= WHAT NEEDS TO BE DONE =
Reproduce the listing below in full and without alteration, apart from its pictures.

= RAW DATA =
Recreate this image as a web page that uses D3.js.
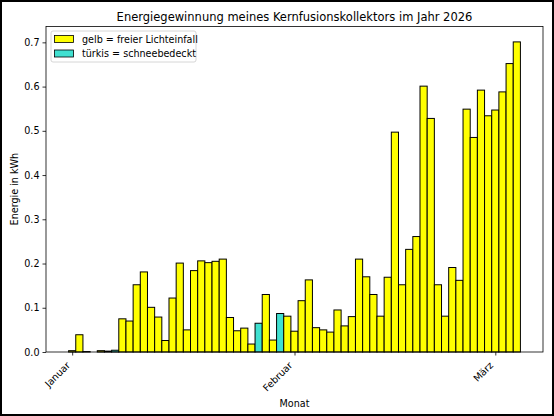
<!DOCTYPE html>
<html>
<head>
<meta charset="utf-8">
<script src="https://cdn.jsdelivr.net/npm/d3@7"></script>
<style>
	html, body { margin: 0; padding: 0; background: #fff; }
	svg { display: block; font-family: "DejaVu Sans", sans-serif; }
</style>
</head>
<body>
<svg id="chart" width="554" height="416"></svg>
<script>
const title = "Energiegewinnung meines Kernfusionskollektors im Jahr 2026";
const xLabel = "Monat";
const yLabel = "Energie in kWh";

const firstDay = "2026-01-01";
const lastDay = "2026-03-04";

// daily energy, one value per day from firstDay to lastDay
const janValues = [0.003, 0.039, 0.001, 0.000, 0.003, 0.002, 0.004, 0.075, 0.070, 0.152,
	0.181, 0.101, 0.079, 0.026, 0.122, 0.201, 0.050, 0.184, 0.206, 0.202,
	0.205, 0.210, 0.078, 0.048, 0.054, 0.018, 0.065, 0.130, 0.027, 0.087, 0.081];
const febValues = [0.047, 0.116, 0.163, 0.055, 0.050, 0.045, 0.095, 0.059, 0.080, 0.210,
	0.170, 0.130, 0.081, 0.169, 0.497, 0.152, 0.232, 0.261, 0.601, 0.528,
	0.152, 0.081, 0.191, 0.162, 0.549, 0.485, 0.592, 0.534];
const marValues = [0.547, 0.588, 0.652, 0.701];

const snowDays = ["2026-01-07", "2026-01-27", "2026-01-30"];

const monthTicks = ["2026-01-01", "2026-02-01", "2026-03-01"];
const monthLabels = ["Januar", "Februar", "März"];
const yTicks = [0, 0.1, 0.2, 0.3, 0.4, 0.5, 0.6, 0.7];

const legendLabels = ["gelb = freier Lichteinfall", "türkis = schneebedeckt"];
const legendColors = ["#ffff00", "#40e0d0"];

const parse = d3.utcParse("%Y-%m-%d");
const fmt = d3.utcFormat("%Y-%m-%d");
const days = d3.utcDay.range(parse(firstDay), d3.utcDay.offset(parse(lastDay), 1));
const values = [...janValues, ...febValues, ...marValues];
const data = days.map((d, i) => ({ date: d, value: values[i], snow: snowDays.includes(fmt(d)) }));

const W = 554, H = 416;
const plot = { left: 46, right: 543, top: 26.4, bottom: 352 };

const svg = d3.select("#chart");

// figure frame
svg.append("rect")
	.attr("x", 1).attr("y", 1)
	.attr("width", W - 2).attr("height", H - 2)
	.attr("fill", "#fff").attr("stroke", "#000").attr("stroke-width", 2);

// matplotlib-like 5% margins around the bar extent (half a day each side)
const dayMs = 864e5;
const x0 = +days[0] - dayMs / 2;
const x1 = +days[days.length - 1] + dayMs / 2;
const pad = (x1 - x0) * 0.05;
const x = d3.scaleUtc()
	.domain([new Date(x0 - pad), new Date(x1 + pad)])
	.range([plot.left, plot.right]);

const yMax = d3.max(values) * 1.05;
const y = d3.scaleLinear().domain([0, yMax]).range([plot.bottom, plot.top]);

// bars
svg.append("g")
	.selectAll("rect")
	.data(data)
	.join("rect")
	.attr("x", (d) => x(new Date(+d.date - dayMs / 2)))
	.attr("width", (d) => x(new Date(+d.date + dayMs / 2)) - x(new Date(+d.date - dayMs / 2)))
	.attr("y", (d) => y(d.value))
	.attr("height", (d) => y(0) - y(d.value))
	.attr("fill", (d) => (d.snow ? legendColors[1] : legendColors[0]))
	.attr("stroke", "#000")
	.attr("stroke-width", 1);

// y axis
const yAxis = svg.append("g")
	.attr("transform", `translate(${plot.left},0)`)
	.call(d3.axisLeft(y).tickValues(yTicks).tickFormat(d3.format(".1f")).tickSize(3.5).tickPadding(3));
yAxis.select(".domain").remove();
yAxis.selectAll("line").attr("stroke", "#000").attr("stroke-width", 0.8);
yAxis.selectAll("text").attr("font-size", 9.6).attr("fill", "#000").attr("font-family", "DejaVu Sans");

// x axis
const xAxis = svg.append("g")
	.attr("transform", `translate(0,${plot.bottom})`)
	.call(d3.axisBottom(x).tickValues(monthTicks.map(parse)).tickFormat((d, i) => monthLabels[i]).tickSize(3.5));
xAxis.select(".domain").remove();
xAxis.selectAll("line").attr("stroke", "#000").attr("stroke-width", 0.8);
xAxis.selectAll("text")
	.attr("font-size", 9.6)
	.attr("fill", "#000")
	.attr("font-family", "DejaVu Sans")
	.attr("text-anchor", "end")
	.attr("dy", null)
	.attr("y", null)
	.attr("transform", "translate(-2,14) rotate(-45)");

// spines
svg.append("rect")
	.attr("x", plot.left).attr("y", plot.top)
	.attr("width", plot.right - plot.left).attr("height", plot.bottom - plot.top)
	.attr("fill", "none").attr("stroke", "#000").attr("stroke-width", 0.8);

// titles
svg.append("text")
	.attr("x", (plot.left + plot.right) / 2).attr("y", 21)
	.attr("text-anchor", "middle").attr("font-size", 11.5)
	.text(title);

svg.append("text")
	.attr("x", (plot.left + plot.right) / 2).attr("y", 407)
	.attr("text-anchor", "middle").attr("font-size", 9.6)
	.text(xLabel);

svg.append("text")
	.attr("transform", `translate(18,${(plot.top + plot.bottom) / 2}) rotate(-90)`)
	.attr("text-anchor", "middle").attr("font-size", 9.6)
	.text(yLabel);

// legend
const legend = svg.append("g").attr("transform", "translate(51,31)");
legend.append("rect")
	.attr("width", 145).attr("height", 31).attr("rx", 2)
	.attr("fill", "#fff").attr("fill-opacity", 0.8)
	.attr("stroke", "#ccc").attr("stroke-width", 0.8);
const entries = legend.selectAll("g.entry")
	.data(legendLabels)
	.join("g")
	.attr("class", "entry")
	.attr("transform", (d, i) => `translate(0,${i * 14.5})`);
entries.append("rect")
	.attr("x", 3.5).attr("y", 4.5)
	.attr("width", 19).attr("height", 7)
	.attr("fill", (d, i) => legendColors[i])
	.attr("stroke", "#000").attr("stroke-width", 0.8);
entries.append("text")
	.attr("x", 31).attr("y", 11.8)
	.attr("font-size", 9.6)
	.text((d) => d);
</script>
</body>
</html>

= REPLY =
Recreate this image as a web page that uses D3.js.
<!DOCTYPE html>
<html>
<head>
<meta charset="utf-8">
<script src="https://cdn.jsdelivr.net/npm/d3@7"></script>
<style>
	html, body { margin: 0; padding: 0; background: #fff; }
	svg { display: block; font-family: "DejaVu Sans", sans-serif; }
</style>
</head>
<body>
<svg id="chart" width="554" height="416"></svg>
<script>
const title = "Energiegewinnung meines Kernfusionskollektors im Jahr 2026";
const xLabel = "Monat";
const yLabel = "Energie in kWh";

const firstDay = "2026-01-01";
const lastDay = "2026-03-04";

// daily energy, one value per day from firstDay to lastDay
const janValues = [0.003, 0.039, 0.001, 0.000, 0.003, 0.002, 0.004, 0.075, 0.070, 0.152,
	0.181, 0.101, 0.079, 0.026, 0.122, 0.201, 0.050, 0.184, 0.206, 0.202,
	0.205, 0.210, 0.078, 0.048, 0.054, 0.018, 0.065, 0.130, 0.027, 0.087, 0.081];
const febValues = [0.047, 0.116, 0.163, 0.055, 0.050, 0.045, 0.095, 0.059, 0.080, 0.210,
	0.170, 0.130, 0.081, 0.169, 0.497, 0.152, 0.232, 0.261, 0.601, 0.528,
	0.152, 0.081, 0.191, 0.162, 0.549, 0.485, 0.592, 0.534];
const marValues = [0.547, 0.588, 0.652, 0.701];

const snowDays = ["2026-01-07", "2026-01-27", "2026-01-30"];

const monthTicks = ["2026-01-01", "2026-02-01", "2026-03-01"];
const monthLabels = ["Januar", "Februar", "März"];
const yTicks = [0, 0.1, 0.2, 0.3, 0.4, 0.5, 0.6, 0.7];

const legendLabels = ["gelb = freier Lichteinfall", "türkis = schneebedeckt"];
const legendColors = ["#ffff00", "#40e0d0"];

const parse = d3.utcParse("%Y-%m-%d");
const fmt = d3.utcFormat("%Y-%m-%d");
const days = d3.utcDay.range(parse(firstDay), d3.utcDay.offset(parse(lastDay), 1));
const values = [...janValues, ...febValues, ...marValues];
const data = days.map((d, i) => ({ date: d, value: values[i], snow: snowDays.includes(fmt(d)) }));

const W = 554, H = 416;
const plot = { left: 46, right: 543, top: 26.4, bottom: 352 };

const svg = d3.select("#chart");

// figure frame
svg.append("rect")
	.attr("x", 1).attr("y", 1)
	.attr("width", W - 2).attr("height", H - 2)
	.attr("fill", "#fff").attr("stroke", "#000").attr("stroke-width", 2);

// matplotlib-like 5% margins around the bar extent (half a day each side)
const dayMs = 864e5;
const x0 = +days[0] - dayMs / 2;
const x1 = +days[days.length - 1] + dayMs / 2;
const pad = (x1 - x0) * 0.05;
const x = d3.scaleUtc()
	.domain([new Date(x0 - pad), new Date(x1 + pad)])
	.range([plot.left, plot.right]);

const yMax = d3.max(values) * 1.05;
const y = d3.scaleLinear().domain([0, yMax]).range([plot.bottom, plot.top]);

// bars
svg.append("g")
	.selectAll("rect")
	.data(data)
	.join("rect")
	.attr("x", (d) => x(new Date(+d.date - dayMs / 2)))
	.attr("width", (d) => x(new Date(+d.date + dayMs / 2)) - x(new Date(+d.date - dayMs / 2)))
	.attr("y", (d) => y(d.value))
	.attr("height", (d) => y(0) - y(d.value))
	.attr("fill", (d) => (d.snow ? legendColors[1] : legendColors[0]))
	.attr("stroke", "#000")
	.attr("stroke-width", 1);

// y axis
const yAxis = svg.append("g")
	.attr("transform", `translate(${plot.left},0)`)
	.call(d3.axisLeft(y).tickValues(yTicks).tickFormat(d3.format(".1f")).tickSize(3.5).tickPadding(3));
yAxis.select(".domain").remove();
yAxis.selectAll("line").attr("stroke", "#000").attr("stroke-width", 0.8);
yAxis.selectAll("text").attr("font-size", 9.6).attr("fill", "#000").attr("font-family", "DejaVu Sans");

// x axis
const xAxis = svg.append("g")
	.attr("transform", `translate(0,${plot.bottom})`)
	.call(d3.axisBottom(x).tickValues(monthTicks.map(parse)).tickFormat((d, i) => monthLabels[i]).tickSize(3.5));
xAxis.select(".domain").remove();
xAxis.selectAll("line").attr("stroke", "#000").attr("stroke-width", 0.8);
xAxis.selectAll("text")
	.attr("font-size", 9.6)
	.attr("fill", "#000")
	.attr("font-family", "DejaVu Sans")
	.attr("text-anchor", "end")
	.attr("dy", null)
	.attr("y", null)
	.attr("transform", "translate(-2,14) rotate(-45)");

// spines
svg.append("rect")
	.attr("x", plot.left).attr("y", plot.top)
	.attr("width", plot.right - plot.left).attr("height", plot.bottom - plot.top)
	.attr("fill", "none").attr("stroke", "#000").attr("stroke-width", 0.8);

// titles
svg.append("text")
	.attr("x", (plot.left + plot.right) / 2).attr("y", 21)
	.attr("text-anchor", "middle").attr("font-size", 11.5)
	.text(title);

svg.append("text")
	.attr("x", (plot.left + plot.right) / 2).attr("y", 407)
	.attr("text-anchor", "middle").attr("font-size", 9.6)
	.text(xLabel);

svg.append("text")
	.attr("transform", `translate(18,${(plot.top + plot.bottom) / 2}) rotate(-90)`)
	.attr("text-anchor", "middle").attr("font-size", 9.6)
	.text(yLabel);

// legend
const legend = svg.append("g").attr("transform", "translate(51,31)");
legend.append("rect")
	.attr("width", 145).attr("height", 31).attr("rx", 2)
	.attr("fill", "#fff").attr("fill-opacity", 0.8)
	.attr("stroke", "#ccc").attr("stroke-width", 0.8);
const entries = legend.selectAll("g.entry")
	.data(legendLabels)
	.join("g")
	.attr("class", "entry")
	.attr("transform", (d, i) => `translate(0,${i * 14.5})`);
entries.append("rect")
	.attr("x", 3.5).attr("y", 4.5)
	.attr("width", 19).attr("height", 7)
	.attr("fill", (d, i) => legendColors[i])
	.attr("stroke", "#000").attr("stroke-width", 0.8);
entries.append("text")
	.attr("x", 31).attr("y", 11.8)
	.attr("font-size", 9.6)
	.text((d) => d);
</script>
</body>
</html>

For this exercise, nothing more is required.